There are several types of seeds you can choose to fill your feeders, but knowing which birds will enjoy which seeds, as well as which feeders are best for different foods, can help you choose the best single seed or seed blend to feed your backyard birds.

  1. Black Oil Sunflower Seed
    These medium-to-large seeds are solidly black and pointed at one end. They are high in fat and calories, ideal to give birds exceptional energy and good nutrition. Any birds with good, thick bills will be able to crack through the shells to extract the seed.

    Best For – All songbirds such as cardinals, buntings, jays, chickadees, nuthatches, etc.
    Use In – Hopper, tube or tray feeders with medium or large feeding ports or open feeding space

  2. Striped Sunflower Seed
    These larger, gray-and-white striped seeds are just as nutritious and healthy for birds as black oil sunflower seeds, but the larger, thicker shells can be difficult for small birds to crack. Many sunflowers from the garden produce striped seed.

    Best For – Larger songbirds with thick, strong bills such as cardinals, jays and grosbeaks
    Use In – Hopper, tube or tray feeders with larger feeding ports and open feeding space

  3. Sunflower Hearts and Chips
    Sunflower seeds with the shells already removed are ideal for many birds because they offer the energy and nutrition of sunflower seeds with no effort to crack the shells. These seeds are more expensive, but are a great choice for picky birders because spilled seeds will not sprout.

    Best For – Seed-loving songbirds of all sizes, including finches, sparrows, buntings, etc.
    Use In – Hopper, tray and tube feeders with medium feeding ports or open feeding space

  4. Millet
    These small, pinhead-sized seeds are round and lightweight, but they are a good source of carbohydrates for hungry birds. Both red and white varieties are available, and they often make up a good proportion of birdseed mixes.

    Best For – Smaller seed-eaters such as juncos, sparrows and finches, as well as doves
    Use In – Hopper or tube feeders with small or medium feeding ports, or protected trays

  5. Nyjer
    This thin, oil-rich seed is a high energy choice ideal for feeding winter birds, but it is very lightweight and can easily spill or blow away from the wrong feeder. This seed can be more expensive than other options, and fewer birds will sample it.

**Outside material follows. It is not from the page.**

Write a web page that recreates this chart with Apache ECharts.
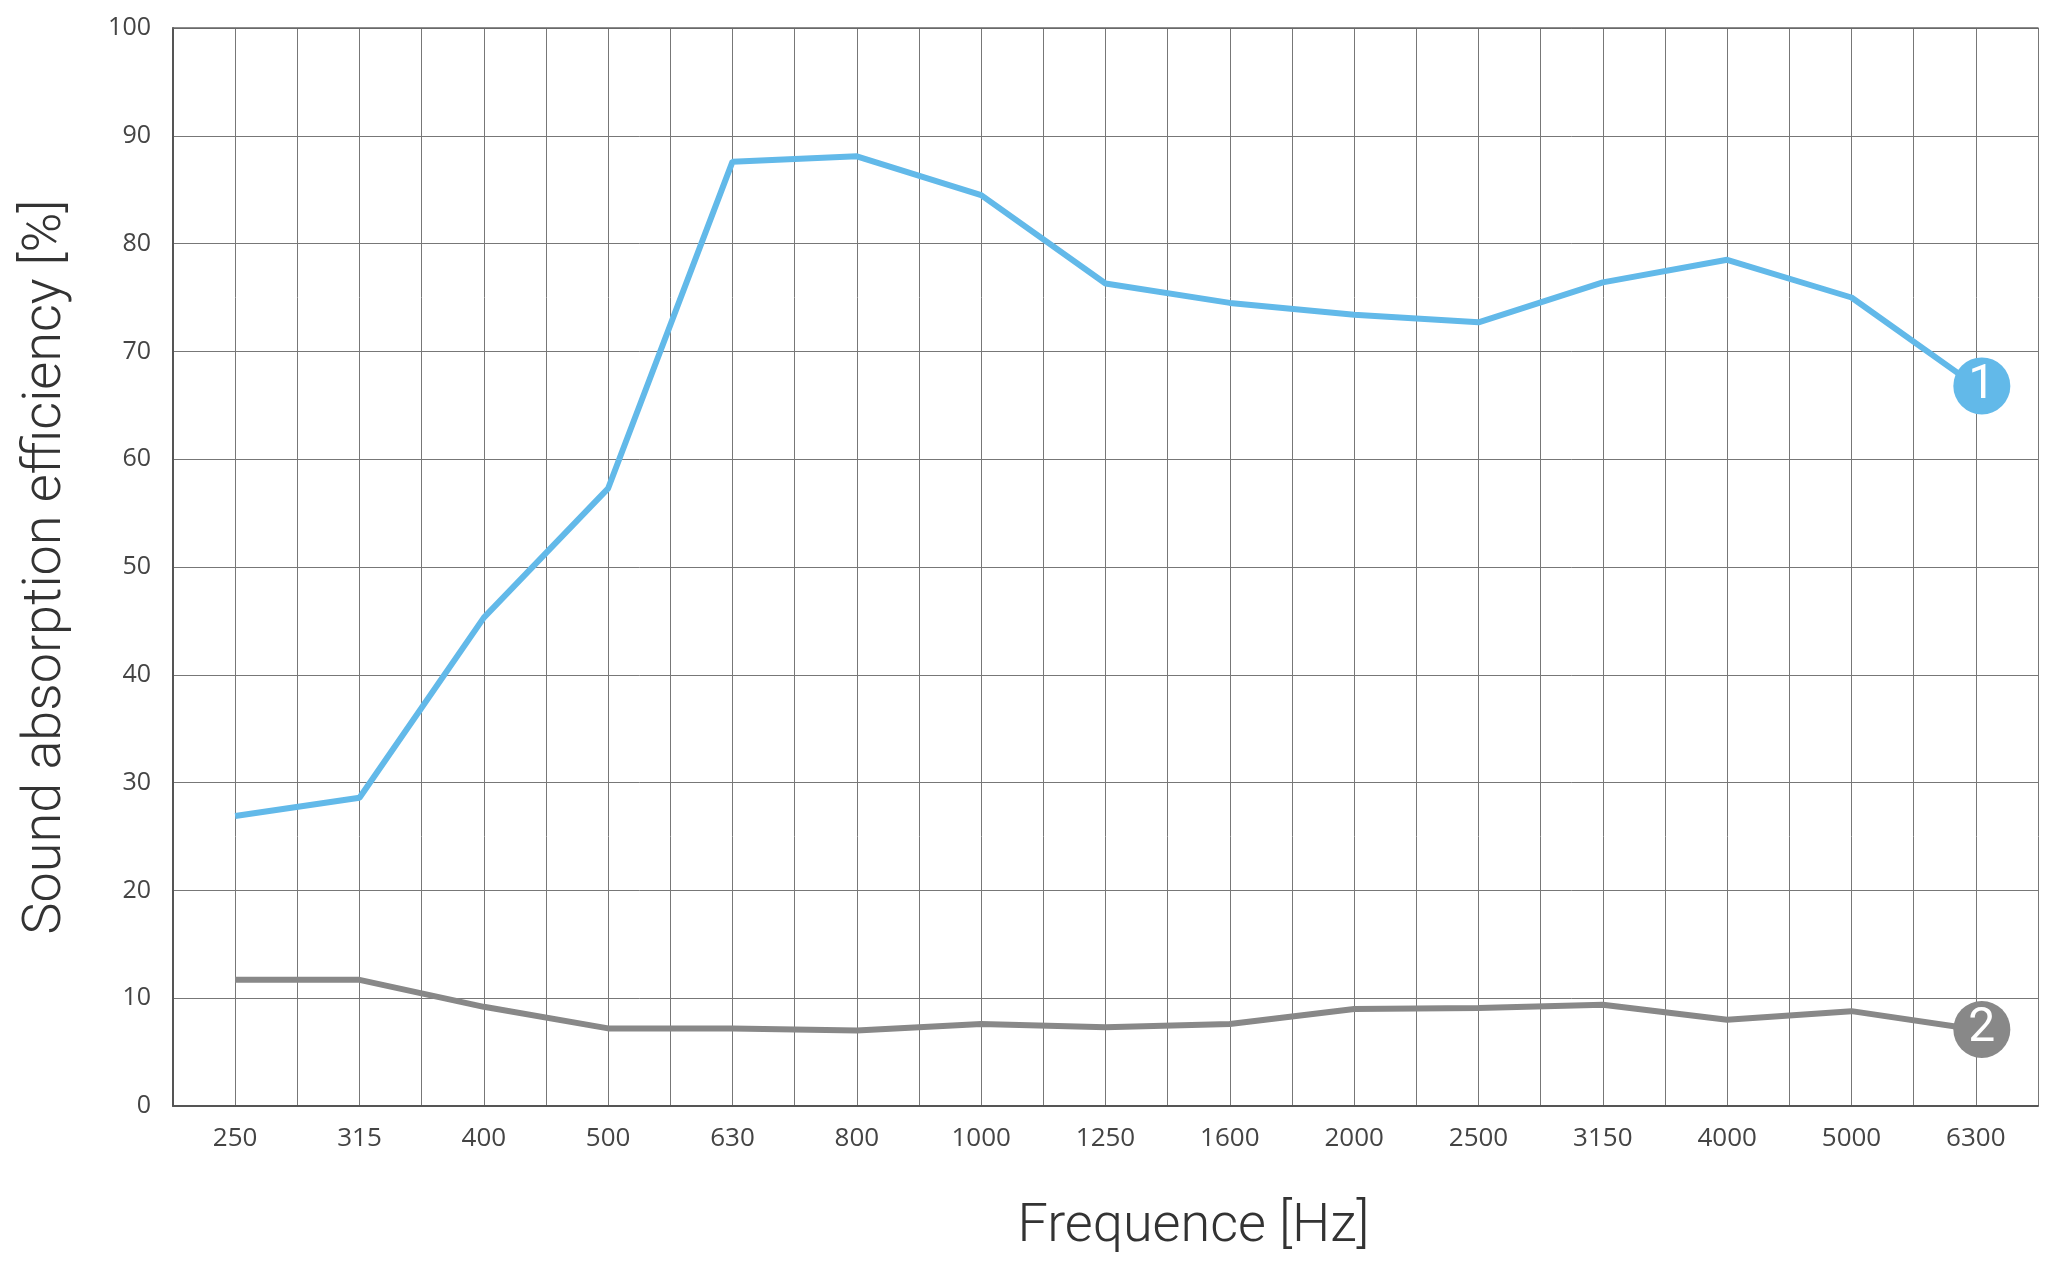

    Best For – Clinging finches such as goldfinches, redpolls and siskins
    Use In – Tubes with narrow feeding ports or mesh tubes or sock feeders

  6. Safflower
    This larger, thicker seed looks like a white sunflower seed, and it offers similar nutrition for birds. The seed taste is bitter and is a good choice to discourage squirrels from feeding, but the thick shell can be hard for small birds to open.

    Best For – Large seed-eating birds such as cardinals and grosbeaks
    Use In – Hopper, tube or tray feeders with medium or large feeding ports or open feeding space

  7. Milo
    This larger, round, BB-sized grain is often consider a junk seed, and many birds kick it out of feeders as they seek better morsels. It is still a good carbohydrate source and an inexpensive filler for birdseed blends, but seed left on the ground may sprout.

    Best For – Ground-feeding birds such as pigeons, doves, quail and pheasants
    Use In – Hopper or tray feeders that include spillover trays to minimize mess

  8. Cracked Corn
    One of the least expensive birdseed options, cracked corn is the dried, fractured kernels of corn and is a cheap filler for birdseed mixes. While it has less nutrition for birds it is a decent carbohydrate source, and it will not grow if spilled.

    Best For – Ground-feeding birds such as doves, pigeons, sparrows, quail and other game birds
    Use In – Open hopper or tray feeders or ground feeding areas to sate hearty appetites

With so many different seeds to choose from, it is best to offer a variety of different seeds to backyard birds. In time, you will learn which seeds are preferred by your most frequent guests, and you can create custom blends of their favorites to fill all your feeders.